WHAT IS NEEDED: Below are some records. Count the lines with "this" in them and give nothing but the total.

SOURCE RECORDS:
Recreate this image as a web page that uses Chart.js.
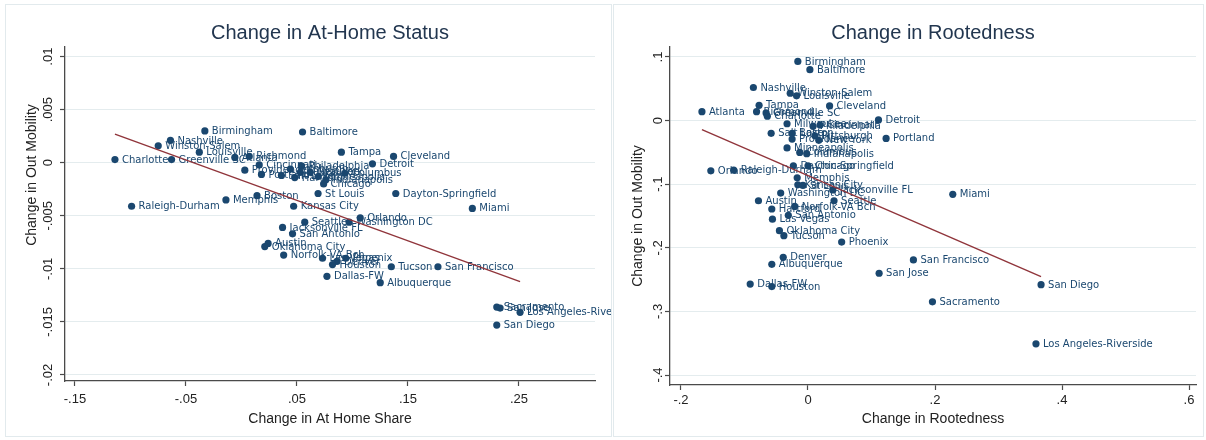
<!DOCTYPE html>
<html>
<head>
<meta charset="utf-8">
<script src="https://cdn.jsdelivr.net/npm/chart.js@4.4.1/dist/chart.umd.min.js"></script>
<style>
  body { margin: 0; background: #fff; }
  .frame { position: absolute; border: 1px solid #e2eaed; }
  canvas { position: absolute; top: 0; }
</style>
</head>
<body>
<div class="frame" style="left:5px;top:4px;width:605px;height:431px"></div>
<div class="frame" style="left:613px;top:4px;width:589px;height:431px"></div>
<canvas id="homeChart" width="611" height="440" style="left:0"></canvas>
<canvas id="rootChart" width="594" height="440" style="left:612px"></canvas>
<script>
const cities = ['Birmingham', 'Baltimore', 'Nashville', 'Winston-Salem', 'Louisville', 'Cleveland',
  'Tampa', 'Atlanta', 'Richmond', 'Greenville SC', 'Charlotte', 'Detroit', 'Milwaukee',
  'Philadelphia', 'Cincinnati', 'Pittsburgh', 'Salt Lake', 'Providence', 'New York', 'Portland',
  'Minneapolis', 'Columbus', 'Indianapolis', 'Dayton-Springfield', 'Chicago', 'Orlando',
  'Raleigh-Durham', 'Memphis', 'Boston', 'Kansas City', 'Jacksonville FL', 'Washington DC',
  'Seattle', 'St Louis', 'Austin', 'Hartford', 'Norfolk-VA Bch', 'San Antonio', 'Las Vegas',
  'Oklahoma City', 'Tucson', 'Phoenix', 'Denver', 'Albuquerque', 'San Francisco', 'San Jose',
  'Dallas-FW', 'Houston', 'Sacramento', 'San Diego', 'Los Angeles-Riverside', 'Miami'];

// left panel: change in at-home share vs change in out mobility
const homeShare = [-0.033, 0.055, -0.064, -0.075, -0.038, 0.137,
  0.090, -0.006, 0.007, -0.063, -0.114, 0.118, 0.053,
  0.054, 0.016, 0.044, 0.036, 0.003, 0.062, 0.018,
  0.069, 0.093, 0.076, 0.139, 0.074, 0.107,
  -0.099, -0.014, 0.014, 0.047, 0.037, 0.097,
  0.057, 0.069, 0.024, 0.048, 0.038, 0.046, 0.073,
  0.021, 0.135, 0.094, 0.086, 0.125, 0.177, 0.233,
  0.077, 0.082, 0.230, 0.230, 0.251, 0.208];
const homeMobility = [0.0030, 0.0029, 0.0021, 0.0016, 0.0010, 0.0006,
  0.0010, 0.0005, 0.0006, 0.0003, 0.0003, -0.0001, -0.0009,
  -0.0003, -0.0002, -0.0006, -0.0012, -0.0007, -0.0009, -0.0011,
  -0.0013, -0.0010, -0.0016, -0.0029, -0.0020, -0.0052,
  -0.0041, -0.0035, -0.0031, -0.0041, -0.0061, -0.0056,
  -0.0056, -0.0029, -0.0076, -0.0014, -0.0087, -0.0067, -0.0090,
  -0.0079, -0.0098, -0.0090, -0.0093, -0.0113, -0.0098, -0.0137,
  -0.0107, -0.0096, -0.0136, -0.0153, -0.0141, -0.0043];
const homeFitX = [-0.114, 0.251];
const homeFitY = [0.0027, -0.0112];
const homeXTicks = [-0.15, -0.05, 0.05, 0.15, 0.25];
const homeXLabels = ['-.15', '-.05', '.05', '.15', '.25'];
const homeYTicks = [-0.02, -0.015, -0.01, -0.005, 0, 0.005, 0.01];
const homeYLabels = ['-.02', '-.015', '-.01', '-.005', '0', '.005', '.01'];

// right panel: change in rootedness vs change in out mobility
const rootedness = [-0.016, 0.003, -0.086, -0.028, -0.018, 0.034,
  -0.077, -0.167, -0.081, -0.066, -0.064, 0.111, -0.033,
  0.008, 0.019, 0.011, -0.058, -0.025, 0.017, 0.123,
  -0.033, -0.013, -0.002, -0.023, 0.000, -0.153,
  -0.117, -0.017, -0.025, -0.016, 0.039, -0.043,
  0.041, -0.008, -0.078, -0.057, -0.021, -0.031, -0.056,
  -0.045, -0.038, 0.053, -0.039, -0.057, 0.166, 0.112,
  -0.091, -0.057, 0.196, 0.367, 0.359, 0.228];
const rootMobility = [0.093, 0.080, 0.052, 0.043, 0.039, 0.023,
  0.024, 0.014, 0.014, 0.012, 0.007, 0.001, -0.005,
  -0.009, -0.007, -0.024, -0.020, -0.029, -0.031, -0.028,
  -0.043, -0.050, -0.052, -0.071, -0.071, -0.079,
  -0.078, -0.090, -0.020, -0.101, -0.109, -0.114,
  -0.126, -0.102, -0.126, -0.139, -0.135, -0.149, -0.155,
  -0.173, -0.181, -0.191, -0.215, -0.226, -0.219, -0.240,
  -0.257, -0.261, -0.285, -0.258, -0.351, -0.116];
const rootFitX = [-0.167, 0.367];
const rootFitY = [-0.0142, -0.2453];
const rootXTicks = [-0.2, 0, 0.2, 0.4, 0.6];
const rootXLabels = ['-.2', '0', '.2', '.4', '.6'];
const rootYTicks = [-0.4, -0.3, -0.2, -0.1, 0, 0.1];
const rootYLabels = ['-.4', '-.3', '-.2', '-.1', '0', '.1'];

const NAVY = '#1a476f';
const MAROON = '#90353b';
const AXIS = '#4a4a4a';
const GRID = '#e4ecee';
const SANS = '"Liberation Sans", Arial, sans-serif';

// marker labels to the right of each point, drawn before the fit line
const pointLabels = {
  id: 'pointLabels',
  afterDatasetDraw(chart, args) {
    if (args.index !== 0) return;
    const ctx = chart.ctx;
    ctx.save();
    ctx.font = '10px "DejaVu Sans", sans-serif';
    ctx.fillStyle = NAVY;
    ctx.textBaseline = 'middle';
    args.meta.data.forEach((pt, i) => {
      ctx.fillText(cities[i], pt.x + 7, pt.y + 0.5);
    });
    ctx.restore();
  }
};

// rotated y axis title at a given centre
const yTitle = {
  id: 'yTitle',
  afterDraw(chart, args, opts) {
    const ctx = chart.ctx;
    ctx.save();
    ctx.translate(opts.x, opts.y);
    ctx.rotate(-Math.PI / 2);
    ctx.font = '14px ' + SANS;
    ctx.fillStyle = '#222';
    ctx.textAlign = 'center';
    ctx.textBaseline = 'middle';
    ctx.fillText(opts.text, 0, 0);
    ctx.restore();
  }
};

function makePanel(id, cfg) {
  const pts = cfg.xs.map((x, i) => ({ x: x, y: cfg.ys[i] }));
  const fit = cfg.fitX.map((x, i) => ({ x: x, y: cfg.fitY[i] }));
  new Chart(document.getElementById(id), {
    type: 'scatter',
    data: {
      datasets: [{
        data: pts,
        order: 1,
        pointRadius: 3.6,
        pointBackgroundColor: NAVY,
        pointBorderWidth: 0
      }, {
        type: 'line',
        data: fit,
        order: 0,
        borderColor: MAROON,
        borderWidth: 1.4,
        pointRadius: 0,
        fill: false
      }]
    },
    options: {
      responsive: false,
      animation: false,
      layout: { padding: { left: 0, right: cfg.padRight, top: 0, bottom: 0 } },
      plugins: {
        legend: { display: false },
        tooltip: { enabled: false },
        title: {
          display: true,
          text: cfg.title,
          fullSize: false,
          color: '#22364f',
          font: { family: SANS, size: 20, weight: 'normal', lineHeight: 1.2 },
          padding: { top: 21, bottom: 2 }
        },
        yTitle: { text: 'Change in Out Mobility', x: cfg.yTitleX, y: cfg.yTitleY }
      },
      scales: {
        x: {
          type: 'linear',
          min: cfg.xMin, max: cfg.xMax,
          afterBuildTicks: s => { s.ticks = cfg.xTicks.map(v => ({ value: v })); },
          afterFit: s => { s.height = cfg.xAxisHeight; },
          grid: { display: true, drawOnChartArea: false, tickLength: 5, tickColor: AXIS, tickWidth: 1.2 },
          border: { display: true, color: AXIS, width: 1.3 },
          ticks: {
            autoSkip: false, maxRotation: 0, padding: cfg.xTickPad,
            color: '#222', font: { family: SANS, size: 13 },
            callback: (v, i) => cfg.xLabels[i]
          },
          title: {
            display: true, text: cfg.xTitle, color: '#222',
            font: { family: SANS, size: 14 }, padding: { top: 0, bottom: 12.6 }
          }
        },
        y: {
          type: 'linear',
          min: cfg.yMin, max: cfg.yMax,
          afterBuildTicks: s => { s.ticks = cfg.yTicks.map(v => ({ value: v })); },
          afterFit: s => { s.width = cfg.yAxisWidth; },
          grid: { color: GRID, lineWidth: 1, tickLength: 5, tickColor: AXIS, tickWidth: 1.2 },
          border: { display: true, color: AXIS, width: 1.3 },
          ticks: {
            autoSkip: false, minRotation: 90, maxRotation: 90,
            crossAlign: 'center', padding: cfg.yTickPad,
            color: '#222', font: { family: SANS, size: 13 },
            callback: (v, i) => cfg.yLabels[i]
          }
        }
      }
    },
    plugins: [pointLabels, yTitle]
  });
}

makePanel('homeChart', {
  title: 'Change in At-Home Status', xTitle: 'Change in At Home Share',
  xs: homeShare, ys: homeMobility, fitX: homeFitX, fitY: homeFitY,
  xTicks: homeXTicks, xLabels: homeXLabels, yTicks: homeYTicks, yLabels: homeYLabels,
  xMin: -0.159, xMax: 0.3185, yMin: -0.02057, yMax: 0.01091,
  padRight: 16, xAxisHeight: 59, yAxisWidth: 65, xTickPad: 6, yTickPad: -3,
  yTitleX: 32, yTitleY: 175
});

makePanel('rootChart', {
  title: 'Change in Rootedness', xTitle: 'Change in Rootedness',
  xs: rootedness, ys: rootMobility, fitX: rootFitX, fitY: rootFitY,
  xTicks: rootXTicks, xLabels: rootXLabels, yTicks: rootYTicks, yLabels: rootYLabels,
  xMin: -0.2173, xMax: 0.611, yMin: -0.4157, yMax: 0.1157,
  padRight: 10, xAxisHeight: 55, yAxisWidth: 58, xTickPad: 3, yTickPad: -1,
  yTitleX: 26, yTitleY: 216
});
</script>
</body>
</html>
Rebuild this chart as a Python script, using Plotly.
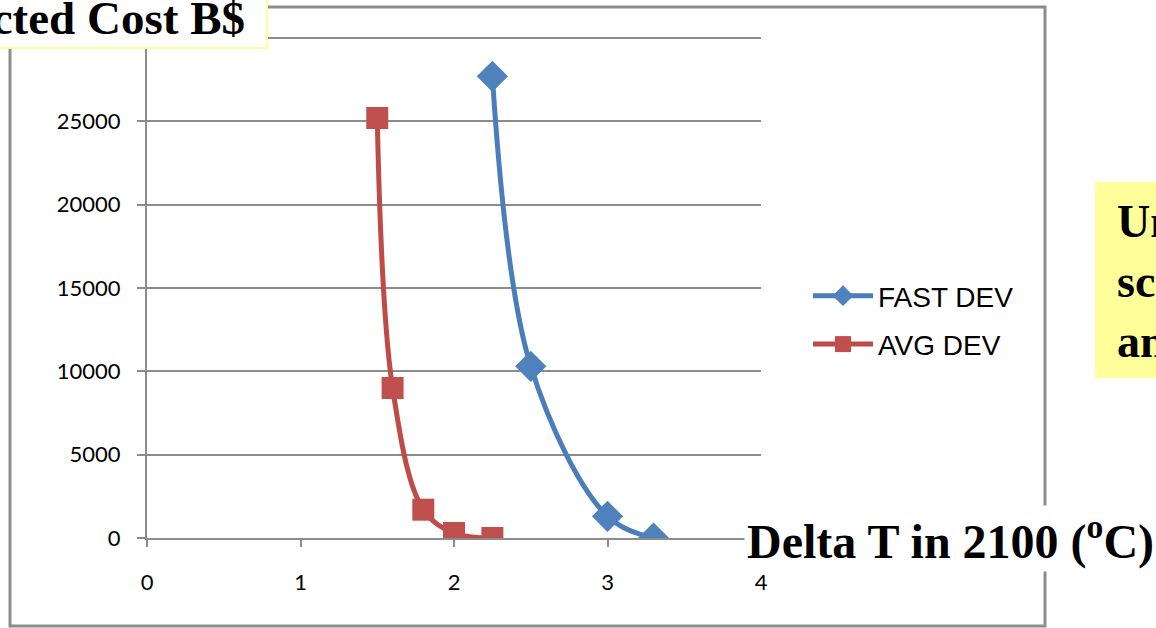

PROBLEM SOLUTION: 2